스터디 노트 (ML2)

📌 Scikit Learn Tree

🔻 Tree model visualization

from sklearn.tree import plot_tree

plt.figure(figsize=(12, 8))
plot_tree(iris_clf);

🔻 mlxtend.plotting

- 제공한 데이터에 따라 경계선을 그려주는 함수

- feature가 적어서 사용함, feature가 많다면 사용하기 어려움

- 경계면이 과연 올바른 걸까 의심을 해봐야 한다. (복잡한 경계면은 모델의 성능을 결국 나쁘게 만든다.)

from mlxtend.plotting import plot_decision_regions

plt.figure(figsize=(14, 8))
plot_decision_regions(X=iris.data[:, 2:], y=iris.target, clf=iris_clf, legend=2)
plt.show()

📌 과적합 (Over fitting)

- 내가 가지고 있는 데이터에 너무 fit하여 데이터 이외의 일반적 데이터에서 제 성능이 잘 나오지 못하는 것

🔻 데이터의 분리 (과적합인지 아닌지 판정하기 위해)

- model_selection -> train_test_split 함수 사용

from sklearn.datasets import load_iris
import pandas as pd
iris = load_iris()

from sklearn.model_selection import train_test_split
features = iris.data[:, 2:]
labels = iris.target

🔻 훈련 데이터와 테스트 데이터를 나누기

- 테스트 데이터를 나눠보니 9, 8, 13개로 나눠져 있다- 이를 stratify 옵션으로 각각 동일하게 나눠서 데이터를 나눌 수 있다.

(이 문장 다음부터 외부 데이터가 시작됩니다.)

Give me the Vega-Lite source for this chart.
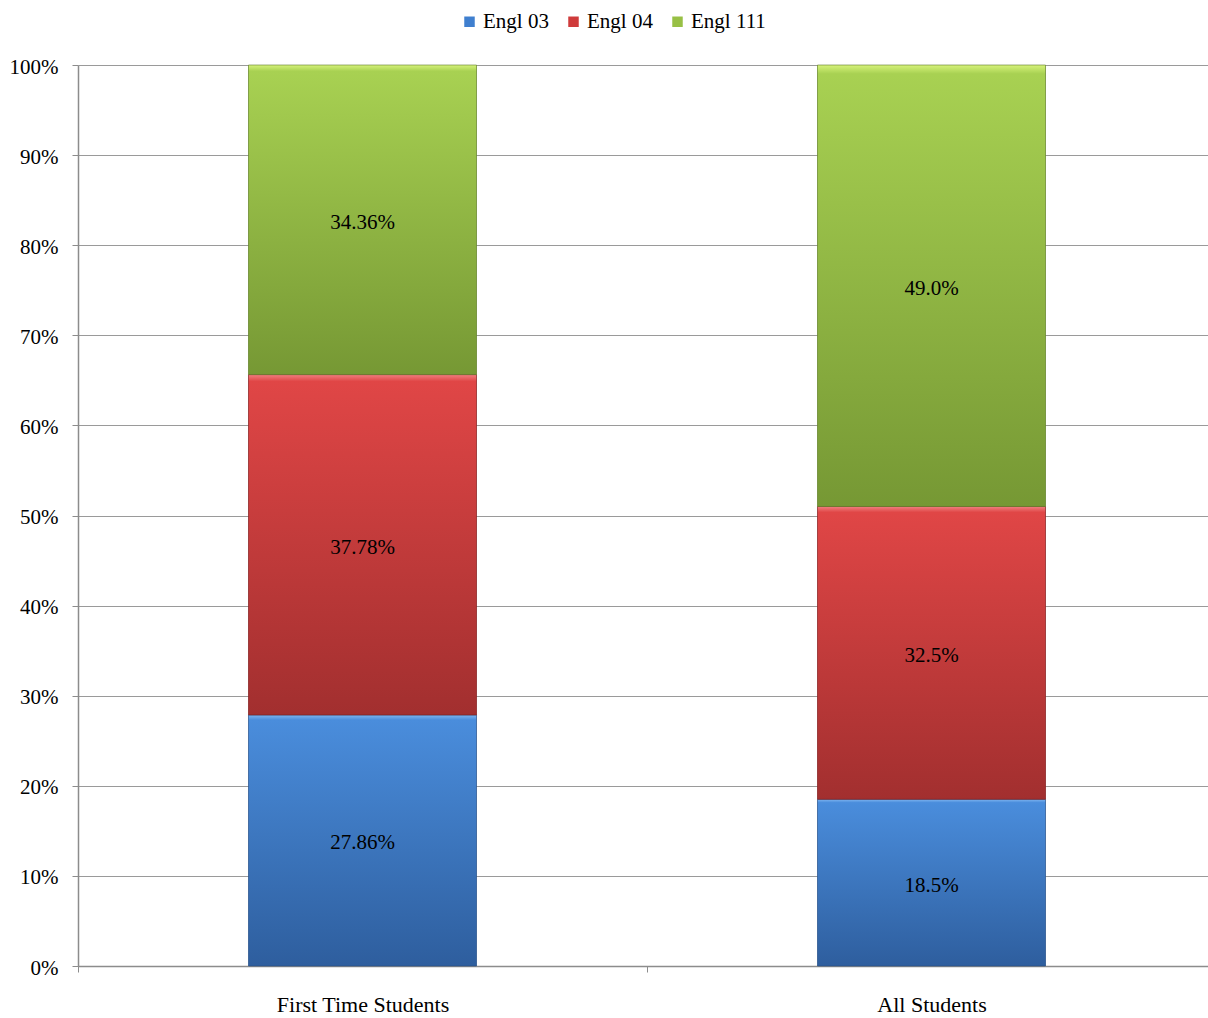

# test_size = 0.2 --> 20%를 테스트 용도로 사용
X_train, X_test, y_train, y_test = train_test_split(feature, labels, test_size=0.2, random_state=13)
X_train.shape, X_test.shape
>>>>
((120, 2), (30, 2))

# train 데이터에 각 꽃이 몇개 들어가 있을까 확인
import numpy as np
np.unique(y_test, return_counts=True)
>>>>
(array([0, 1, 2]), array([ 9,  8, 13], dtype=int64))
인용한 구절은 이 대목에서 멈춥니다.